Do not repeat pictures. Repeat exactly the lines of the listing below from its first line through the line with "mda_week12_sd = [1.6, 0.7]".

____________________

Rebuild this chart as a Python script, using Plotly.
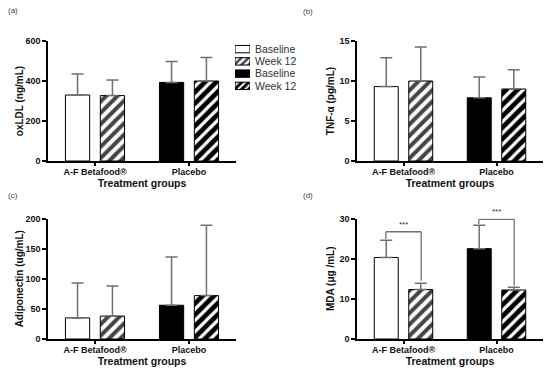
import plotly.graph_objects as go

# ---------------- data ----------------
groups = ["A-F Betafood®", "Placebo"]
series = ["Baseline", "Week 12"]
legend_labels = ["Baseline", "Week 12", "Baseline", "Week 12"]

oxldl_baseline = [330, 393]
oxldl_baseline_sd = [105, 104]
oxldl_week12 = [327, 400]
oxldl_week12_sd = [78, 117]

tnf_baseline = [9.3, 7.9]
tnf_baseline_sd = [3.6, 2.6]
tnf_week12 = [10.0, 9.0]
tnf_week12_sd = [4.25, 2.4]

adipo_baseline = [35, 56]
adipo_baseline_sd = [58, 80]
adipo_week12 = [38, 72]
adipo_week12_sd = [50, 117]

mda_baseline = [20.3, 22.5]
mda_baseline_sd = [4.3, 5.8]
mda_week12 = [12.3, 12.2]
mda_week12_sd = [1.6, 0.7]

panels = [
    ("a", "oxLDL (ng/mL)", oxldl_baseline, oxldl_baseline_sd, oxldl_week12, oxldl_week12_sd, 600, 200),
    ("b", "TNF-α (pg/mL)", tnf_baseline, tnf_baseline_sd, tnf_week12, tnf_week12_sd, 15, 5),
    ("c", "Adiponectin (ug/mL)", adipo_baseline, adipo_baseline_sd, adipo_week12, adipo_week12_sd, 200, 50),
    ("d", "MDA (μg /mL)", mda_baseline, mda_baseline_sd, mda_week12, mda_week12_sd, 30, 10),
]

W, H = 550, 372
FONT = "Liberation Sans, Arial, sans-serif"
x_doms = [(48, 236), (357, 543), (48, 236), (357, 543)]
y_doms = [(41, 161), (41, 161), (218.5, 339), (218.5, 339)]
y_title_standoff = [0, 3, 0, 3]

fig = go.Figure()
xpos = list(range(len(groups)))
fill_colors = ["white", "black"]
stripe_colors = ["black", "white"]
err_style = dict(type="data", symmetric=False, color="#707070", thickness=1.5, width=6)

layout = {}
for i, (lab, ytitle, base, base_sd, wk, wk_sd, ymax, dt) in enumerate(panels):
    n = "" if i == 0 else str(i + 1)
    fig.add_trace(go.Bar(
        x=xpos, y=base, name=series[0], xaxis="x" + n, yaxis="y" + n,
        marker=dict(color=fill_colors, line=dict(color="black", width=1)),
        error_y=dict(array=base_sd, arrayminus=[0] * len(base), **err_style),
        showlegend=False,
    ))
    fig.add_trace(go.Bar(
        x=xpos, y=wk, name=series[1], xaxis="x" + n, yaxis="y" + n,
        marker=dict(color=fill_colors, line=dict(color="black", width=1),
                    pattern=dict(shape="/", bgcolor=fill_colors, fgcolor=stripe_colors,
                                 fgopacity=1, size=8, solidity=[0.5, 0.4])),
        error_y=dict(array=wk_sd, arrayminus=[0] * len(wk), **err_style),
        showlegend=False,
    ))
    xd = x_doms[i]
    yd = y_doms[i]
    layout["xaxis" + n] = dict(
        domain=[xd[0] / W, xd[1] / W], anchor="y" + n, range=[-0.5, 1.5], automargin=False,
        tickvals=xpos, ticktext=groups, showline=True, linecolor="black", linewidth=1.5,
        ticks="outside", ticklen=3, tickwidth=1.5, tickcolor="black", showgrid=False,
        zeroline=False, ticklabelstandoff=-2,
        tickfont=dict(family=FONT, size=9, color="#111", weight="bold"),
        title=dict(text="Treatment groups", standoff=3,
                   font=dict(family=FONT, size=10.5, color="#111", weight="bold")),
    )
    layout["yaxis" + n] = dict(
        domain=[1 - yd[1] / H, 1 - yd[0] / H], anchor="x" + n, range=[0, ymax], dtick=dt,
        automargin=False,
        showline=True, linecolor="black", linewidth=1.5, ticks="outside", ticklen=4,
        tickwidth=1.5, tickcolor="black", showgrid=False, zeroline=False,
        tickfont=dict(family=FONT, size=9, color="#111", weight="bold"),
        title=dict(text=ytitle, standoff=y_title_standoff[i],
                   font=dict(family=FONT, size=10, color="#111", weight="bold")),
    )

# legend drawn as small key on its own hidden axes
fig.add_trace(go.Bar(
    y=list(range(len(legend_labels))), x=[1] * len(legend_labels), orientation="h",
    xaxis="x5", yaxis="y5", width=0.6, showlegend=False, hoverinfo="skip",
    marker=dict(color=["white", "white", "black", "black"], line=dict(color="black", width=1),
                pattern=dict(shape=["", "/", "", "/"], bgcolor=["white", "white", "black", "black"],
                             fgcolor=["black", "black", "white", "white"], fgopacity=1, size=5,
                             solidity=[0.5, 0.5, 0.4, 0.4])),
))
layout["xaxis5"] = dict(domain=[235 / W, 250 / W], anchor="y5", range=[0, 1], visible=False,
                        automargin=False)
layout["yaxis5"] = dict(domain=[1 - 92 / H, 1 - 43 / H], anchor="x5", range=[3.5, -0.5],
                        automargin=False,
                        side="right", tickvals=list(range(len(legend_labels))), ticktext=legend_labels,
                        showline=False, ticks="", showgrid=False, zeroline=False, ticklabelstandoff=4,
                        tickfont=dict(family=FONT, size=10.5, color="#333"))

annotations = []
for lab, (px, py) in zip("abcd", [(6, 11), (301, 12), (6, 195), (301, 195)]):
    annotations.append(dict(text="(" + lab + ")", x=px / W, y=1 - py / H, xref="paper", yref="paper",
                            xanchor="left", yanchor="middle", showarrow=False,
                            font=dict(family=FONT, size=8, color="#444")))

# significance brackets in panel (d)
brackets = [(-0.19, 0.19, 24.9, 26.7, 14.5), (0.81, 1.19, 28.6, 29.8, 13.3)]
shapes = []
for x0, x1, yl, ytop, yr in brackets:
    for (ax, ay, bx, by) in [(x0, yl, x0, ytop), (x0, ytop, x1, ytop), (x1, ytop, x1, yr)]:
        shapes.append(dict(type="line", xref="x4", yref="y4", x0=ax, y0=ay, x1=bx, y1=by,
                           line=dict(color="#707070", width=1.3)))
    annotations.append(dict(text="***", x=(x0 + x1) / 2, y=ytop, xref="x4", yref="y4",
                            yanchor="bottom", showarrow=False, yshift=1,
                            font=dict(family=FONT, size=8, color="#333")))

fig.update_layout(
    width=W, height=H, margin=dict(l=0, r=0, t=0, b=0, autoexpand=False),
    paper_bgcolor="white", plot_bgcolor="white",
    barmode="group", bargap=0.258, bargroupgap=0.305,
    font=dict(family=FONT, color="#111"),
    annotations=annotations, shapes=shapes, **layout,
)

# remove the browser's default page margin so the 550x372 figure fills the window
fig.write_html("out.html", config={"displayModeBar": False},
               post_script="document.body.style.margin='0px';")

____________________

• Output below:
Rebuild this chart as a Python script, using Plotly.
import plotly.graph_objects as go

# ---------------- data ----------------
groups = ["A-F Betafood®", "Placebo"]
series = ["Baseline", "Week 12"]
legend_labels = ["Baseline", "Week 12", "Baseline", "Week 12"]

oxldl_baseline = [330, 393]
oxldl_baseline_sd = [105, 104]
oxldl_week12 = [327, 400]
oxldl_week12_sd = [78, 117]

tnf_baseline = [9.3, 7.9]
tnf_baseline_sd = [3.6, 2.6]
tnf_week12 = [10.0, 9.0]
tnf_week12_sd = [4.25, 2.4]

adipo_baseline = [35, 56]
adipo_baseline_sd = [58, 80]
adipo_week12 = [38, 72]
adipo_week12_sd = [50, 117]

mda_baseline = [20.3, 22.5]
mda_baseline_sd = [4.3, 5.8]
mda_week12 = [12.3, 12.2]
mda_week12_sd = [1.6, 0.7]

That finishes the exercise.